• _Task to complete_
Give the data below again, word for word.
______
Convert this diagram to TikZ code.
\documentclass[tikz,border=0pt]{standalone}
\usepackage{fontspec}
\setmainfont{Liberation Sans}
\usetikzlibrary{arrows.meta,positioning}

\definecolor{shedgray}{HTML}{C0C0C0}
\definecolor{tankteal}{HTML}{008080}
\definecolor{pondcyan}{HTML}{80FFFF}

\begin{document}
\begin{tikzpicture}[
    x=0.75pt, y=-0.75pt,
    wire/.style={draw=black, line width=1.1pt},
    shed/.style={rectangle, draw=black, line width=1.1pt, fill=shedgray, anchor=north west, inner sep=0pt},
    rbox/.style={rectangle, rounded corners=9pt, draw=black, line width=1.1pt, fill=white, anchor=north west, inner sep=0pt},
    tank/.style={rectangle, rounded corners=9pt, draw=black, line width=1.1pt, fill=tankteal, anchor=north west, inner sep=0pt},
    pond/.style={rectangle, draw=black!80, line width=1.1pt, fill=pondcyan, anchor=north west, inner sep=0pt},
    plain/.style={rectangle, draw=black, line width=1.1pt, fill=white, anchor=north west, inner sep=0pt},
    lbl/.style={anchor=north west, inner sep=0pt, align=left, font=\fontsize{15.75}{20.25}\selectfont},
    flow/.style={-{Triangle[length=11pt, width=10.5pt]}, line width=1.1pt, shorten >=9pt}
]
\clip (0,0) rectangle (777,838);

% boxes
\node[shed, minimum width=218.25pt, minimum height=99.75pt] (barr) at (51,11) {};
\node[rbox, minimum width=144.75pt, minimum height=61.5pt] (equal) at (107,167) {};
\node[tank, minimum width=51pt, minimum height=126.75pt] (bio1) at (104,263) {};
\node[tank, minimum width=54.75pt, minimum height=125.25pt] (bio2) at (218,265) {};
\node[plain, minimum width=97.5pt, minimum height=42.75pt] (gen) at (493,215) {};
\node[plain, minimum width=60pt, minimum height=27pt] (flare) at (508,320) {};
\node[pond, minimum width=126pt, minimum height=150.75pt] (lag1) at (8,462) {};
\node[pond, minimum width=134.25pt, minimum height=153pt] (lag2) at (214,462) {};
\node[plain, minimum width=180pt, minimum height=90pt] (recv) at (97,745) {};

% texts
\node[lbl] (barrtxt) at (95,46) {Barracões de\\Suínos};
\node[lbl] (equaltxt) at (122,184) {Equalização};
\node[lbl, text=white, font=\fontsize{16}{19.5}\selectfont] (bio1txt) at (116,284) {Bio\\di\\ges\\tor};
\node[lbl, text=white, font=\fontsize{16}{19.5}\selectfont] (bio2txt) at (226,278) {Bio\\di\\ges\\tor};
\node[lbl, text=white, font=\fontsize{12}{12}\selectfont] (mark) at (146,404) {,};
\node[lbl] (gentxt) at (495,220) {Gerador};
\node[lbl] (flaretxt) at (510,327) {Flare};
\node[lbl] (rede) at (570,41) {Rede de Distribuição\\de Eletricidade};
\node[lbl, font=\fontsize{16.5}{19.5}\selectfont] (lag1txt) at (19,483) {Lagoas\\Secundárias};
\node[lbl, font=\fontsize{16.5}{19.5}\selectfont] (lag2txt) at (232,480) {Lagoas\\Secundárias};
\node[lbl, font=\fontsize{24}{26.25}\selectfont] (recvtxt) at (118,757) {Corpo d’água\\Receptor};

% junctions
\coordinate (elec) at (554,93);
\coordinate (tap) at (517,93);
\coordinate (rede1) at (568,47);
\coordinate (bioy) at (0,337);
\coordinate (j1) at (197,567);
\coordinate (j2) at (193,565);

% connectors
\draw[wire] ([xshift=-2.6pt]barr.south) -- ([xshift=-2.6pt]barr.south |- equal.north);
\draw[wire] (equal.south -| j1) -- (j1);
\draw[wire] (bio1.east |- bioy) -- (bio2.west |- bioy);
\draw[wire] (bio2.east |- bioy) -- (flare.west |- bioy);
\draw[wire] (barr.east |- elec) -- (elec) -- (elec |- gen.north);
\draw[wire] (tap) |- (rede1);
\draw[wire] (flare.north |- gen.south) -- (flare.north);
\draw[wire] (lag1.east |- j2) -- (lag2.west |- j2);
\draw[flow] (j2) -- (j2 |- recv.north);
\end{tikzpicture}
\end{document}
______
• _Solution to the problem_
Convert this diagram to TikZ code.
\documentclass[tikz,border=0pt]{standalone}
\usepackage{fontspec}
\setmainfont{Liberation Sans}
\usetikzlibrary{arrows.meta,positioning}

\definecolor{shedgray}{HTML}{C0C0C0}
\definecolor{tankteal}{HTML}{008080}
\definecolor{pondcyan}{HTML}{80FFFF}

\begin{document}
\begin{tikzpicture}[
    x=0.75pt, y=-0.75pt,
    wire/.style={draw=black, line width=1.1pt},
    shed/.style={rectangle, draw=black, line width=1.1pt, fill=shedgray, anchor=north west, inner sep=0pt},
    rbox/.style={rectangle, rounded corners=9pt, draw=black, line width=1.1pt, fill=white, anchor=north west, inner sep=0pt},
    tank/.style={rectangle, rounded corners=9pt, draw=black, line width=1.1pt, fill=tankteal, anchor=north west, inner sep=0pt},
    pond/.style={rectangle, draw=black!80, line width=1.1pt, fill=pondcyan, anchor=north west, inner sep=0pt},
    plain/.style={rectangle, draw=black, line width=1.1pt, fill=white, anchor=north west, inner sep=0pt},
    lbl/.style={anchor=north west, inner sep=0pt, align=left, font=\fontsize{15.75}{20.25}\selectfont},
    flow/.style={-{Triangle[length=11pt, width=10.5pt]}, line width=1.1pt, shorten >=9pt}
]
\clip (0,0) rectangle (777,838);

% boxes
\node[shed, minimum width=218.25pt, minimum height=99.75pt] (barr) at (51,11) {};
\node[rbox, minimum width=144.75pt, minimum height=61.5pt] (equal) at (107,167) {};
\node[tank, minimum width=51pt, minimum height=126.75pt] (bio1) at (104,263) {};
\node[tank, minimum width=54.75pt, minimum height=125.25pt] (bio2) at (218,265) {};
\node[plain, minimum width=97.5pt, minimum height=42.75pt] (gen) at (493,215) {};
\node[plain, minimum width=60pt, minimum height=27pt] (flare) at (508,320) {};
\node[pond, minimum width=126pt, minimum height=150.75pt] (lag1) at (8,462) {};
\node[pond, minimum width=134.25pt, minimum height=153pt] (lag2) at (214,462) {};
\node[plain, minimum width=180pt, minimum height=90pt] (recv) at (97,745) {};

% texts
\node[lbl] (barrtxt) at (95,46) {Barracões de\\Suínos};
\node[lbl] (equaltxt) at (122,184) {Equalização};
\node[lbl, text=white, font=\fontsize{16}{19.5}\selectfont] (bio1txt) at (116,284) {Bio\\di\\ges\\tor};
\node[lbl, text=white, font=\fontsize{16}{19.5}\selectfont] (bio2txt) at (226,278) {Bio\\di\\ges\\tor};
\node[lbl, text=white, font=\fontsize{12}{12}\selectfont] (mark) at (146,404) {,};
\node[lbl] (gentxt) at (495,220) {Gerador};
\node[lbl] (flaretxt) at (510,327) {Flare};
\node[lbl] (rede) at (570,41) {Rede de Distribuição\\de Eletricidade};
\node[lbl, font=\fontsize{16.5}{19.5}\selectfont] (lag1txt) at (19,483) {Lagoas\\Secundárias};
\node[lbl, font=\fontsize{16.5}{19.5}\selectfont] (lag2txt) at (232,480) {Lagoas\\Secundárias};
\node[lbl, font=\fontsize{24}{26.25}\selectfont] (recvtxt) at (118,757) {Corpo d’água\\Receptor};

% junctions
\coordinate (elec) at (554,93);
\coordinate (tap) at (517,93);
\coordinate (rede1) at (568,47);
\coordinate (bioy) at (0,337);
\coordinate (j1) at (197,567);
\coordinate (j2) at (193,565);

% connectors
\draw[wire] ([xshift=-2.6pt]barr.south) -- ([xshift=-2.6pt]barr.south |- equal.north);
\draw[wire] (equal.south -| j1) -- (j1);
\draw[wire] (bio1.east |- bioy) -- (bio2.west |- bioy);
\draw[wire] (bio2.east |- bioy) -- (flare.west |- bioy);
\draw[wire] (barr.east |- elec) -- (elec) -- (elec |- gen.north);
\draw[wire] (tap) |- (rede1);
\draw[wire] (flare.north |- gen.south) -- (flare.north);
\draw[wire] (lag1.east |- j2) -- (lag2.west |- j2);
\draw[flow] (j2) -- (j2 |- recv.north);
\end{tikzpicture}
\end{document}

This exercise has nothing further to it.